Sorted from from fastest to slowest, when I place the data on:

  • the stack (100%)

  • in global memory (explicit, 200% runtime)

  • in shared memory (300% runtime)

I can understand why the stack is faster than explicit allocation in global memory because maybe the cache engine is able to predict access better, but why is explicit allocation in shared memory so much slower?

Hm, the code does use a lot of global memory to store the results, but this is write only. The are no other read accesses.

Any other insights for me? I’d like to understand why the card behaves the way it does…

(1) For the shared memory variant, how much re-use is there of each data item? Is there is just one use, moving data through shared memory could simply increase overhead compared to leaving the data in global memory and letting the cache do its work.

(2) Have shared memory bank conflicts been ruled out? Bank conflicts can significantly increase the run-time of code making heavy use of shared memory.

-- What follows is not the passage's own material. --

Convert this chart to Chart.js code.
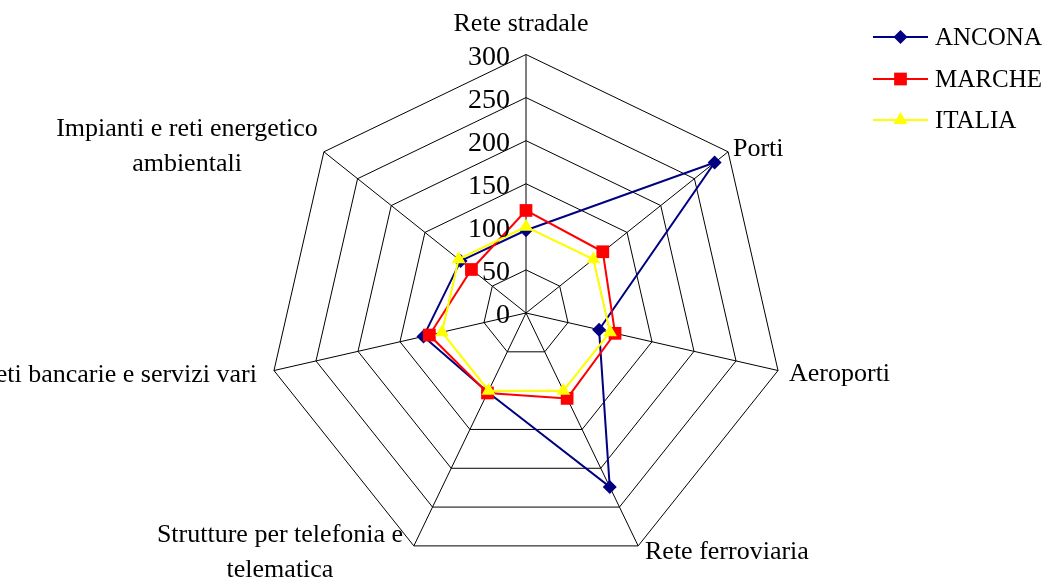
<!DOCTYPE html>
<html>
<head>
<meta charset="utf-8">
<script src="https://cdn.jsdelivr.net/npm/chart.js@4/dist/chart.umd.min.js"></script>
<style>
    html, body { margin: 0; padding: 0; background: #fff; }
    .wrap { position: relative; width: 1043px; height: 577px; }
</style>
</head>
<body>
<div class="wrap"><canvas id="radarChart"></canvas></div>
<script>
// categorie (assi)
const categories = [
    'Rete stradale',
    'Porti',
    'Aeroporti',
    'Rete ferroviaria',
    'Strutture per telefonia e telematica',
    'Reti bancarie e servizi vari',
    'Impianti e reti energetico ambientali'
];

// serie
const ancona = [96, 280, 87, 224, 102, 122, 97];
const marche = [119, 114, 106, 110, 103, 115, 81];
const italia = [100, 100, 100, 100, 100, 100, 100];

// etichette scala
const tickValues = [0, 50, 100, 150, 200, 250, 300];

const FONT = '"Liberation Serif", "Times New Roman", serif';

// posizione etichette assi (stile)
const labelLayout = [
    { lines: ['Rete stradale'], x: 521, y: 24, align: 'center' },
    { lines: ['Porti'], x: 733, y: 149, align: 'left' },
    { lines: ['Aeroporti'], x: 789, y: 374, align: 'left' },
    { lines: ['Rete ferroviaria'], x: 645, y: 552, align: 'left' },
    { lines: ['Strutture per telefonia e', 'telematica'], x: 280, y: 535, align: 'center' },
    { lines: ['Reti bancarie e servizi vari'], x: 257, y: 375, align: 'right' },
    { lines: ['Impianti e reti energetico', 'ambientali'], x: 187, y: 129, align: 'center' }
];

const seriesStyle = [
    { label: 'ANCONA', data: ancona, color: '#000080', style: 'rectRot', radius: 7, order: 3 },
    { label: 'MARCHE', data: marche, color: '#FF0000', style: 'rect', radius: 9, order: 2 },
    { label: 'ITALIA', data: italia, color: '#FFFF00', style: 'triangle', radius: 8, order: 1 }
];

function drawMarker(ctx, style, x, y, r, color) {
    ctx.save();
    ctx.fillStyle = color;
    ctx.beginPath();
    if (style === 'rectRot') {
        ctx.moveTo(x, y - r);
        ctx.lineTo(x + r, y);
        ctx.lineTo(x, y + r);
        ctx.lineTo(x - r, y);
    } else if (style === 'rect') {
        const s = r * Math.SQRT1_2;
        ctx.rect(x - s, y - s, 2 * s, 2 * s);
    } else {
        ctx.moveTo(x, y - r);
        ctx.lineTo(x + r * 0.866, y + r * 0.5);
        ctx.lineTo(x - r * 0.866, y + r * 0.5);
    }
    ctx.closePath();
    ctx.fill();
    ctx.restore();
}

// etichette, scala e legenda disegnate a mano
const labelsPlugin = {
    id: 'labelsPlugin',
    afterDraw(chart) {
        const ctx = chart.ctx;
        const scale = chart.scales.r;
        ctx.save();
        ctx.fillStyle = '#000';
        ctx.textBaseline = 'middle';

        // etichette assi
        ctx.font = '26px ' + FONT;
        labelLayout.forEach((l, i) => {
            ctx.textAlign = l.align;
            l.lines.forEach((t, k) => {
                ctx.fillText(t, l.x, l.y + k * 35);
            });
        });

        // valori scala
        ctx.font = '28px ' + FONT;
        ctx.textAlign = 'right';
        tickValues.forEach(v => {
            const d = scale.getDistanceFromCenterForValue(v);
            ctx.fillText(String(v), scale.xCenter - 16, scale.yCenter - d + 3);
        });

        // legenda
        ctx.font = '25px ' + FONT;
        ctx.textAlign = 'left';
        const legendY = [37, 79, 120];
        seriesStyle.forEach((s, i) => {
            const y = legendY[i];
            ctx.strokeStyle = s.color;
            ctx.lineWidth = 2;
            ctx.beginPath();
            ctx.moveTo(873, y);
            ctx.lineTo(928, y);
            ctx.stroke();
            drawMarker(ctx, s.style, 900.5, y, s.radius, s.color);
            ctx.fillStyle = '#000';
            ctx.fillText(s.label, 935, y + 1);
        });
        ctx.restore();
    }
};

function createRadarChart() {
    const ctx = document.getElementById('radarChart');
    new Chart(ctx, {
        type: 'radar',
        data: {
            labels: categories,
            datasets: seriesStyle.map(s => ({
                label: s.label,
                data: s.data,
                borderColor: s.color,
                backgroundColor: s.color,
                borderWidth: 2,
                fill: false,
                pointStyle: s.style,
                pointRadius: s.radius,
                pointHoverRadius: s.radius,
                pointBorderWidth: 0,
                pointBackgroundColor: s.color,
                tension: 0,
                order: s.order
            }))
        },
        options: {
            responsive: true,
            maintainAspectRatio: false,
            animation: false,
            plugins: {
                legend: { display: false },
                tooltip: { enabled: false }
            },
            scales: {
                r: {
                    min: 0,
                    max: 300,
                    ticks: { stepSize: 50, display: false },
                    pointLabels: { display: false },
                    grid: { color: '#000', lineWidth: 1 },
                    angleLines: { color: '#000', lineWidth: 1 },
                    afterFit(scale) {
                        scale.xCenter = 526;
                        scale.yCenter = 313;
                        scale.drawingArea = 258.5;
                    }
                }
            }
        },
        plugins: [labelsPlugin]
    });
}

createRadarChart();
</script>
</body>
</html>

(3) Is the code in question known to be memory bound? There may be significant differences in dynamic instruction count between the various versions you have looked at, which may explain some of the differences.

I made a mistake in this comparison: Because the data I use is relatively large, I tested with only 16 threads in the shared memory version (not much more would fit). When I use 16 threads per block for all versions, or less, then I can see how the shared memory version becomes equally fast, or faster, than the other versions.

Yes there is heavy reuse of the data. I tested with 20 000 000 iterations and each accessed ~two of the data items.

No, I have looked at memory bank conflicts yet.

What I am doing is generating a large amount of random numbers using the marsenne twister algorithm. It does on average two reads and two writes on the data in question per operation. The arithmetic operations in the algorithm often reuse one operand and thus should fit nicely in registers. So I am pretty sure that the algorithm is memory bound.

More important probably: write accesses to global memory only uses the shared L2 cache, while local memory(like stack) uses the faster per-SM L1-Cache.

Minor point: for the stack version, the compiler might also be able to save some instructions in the address calculation.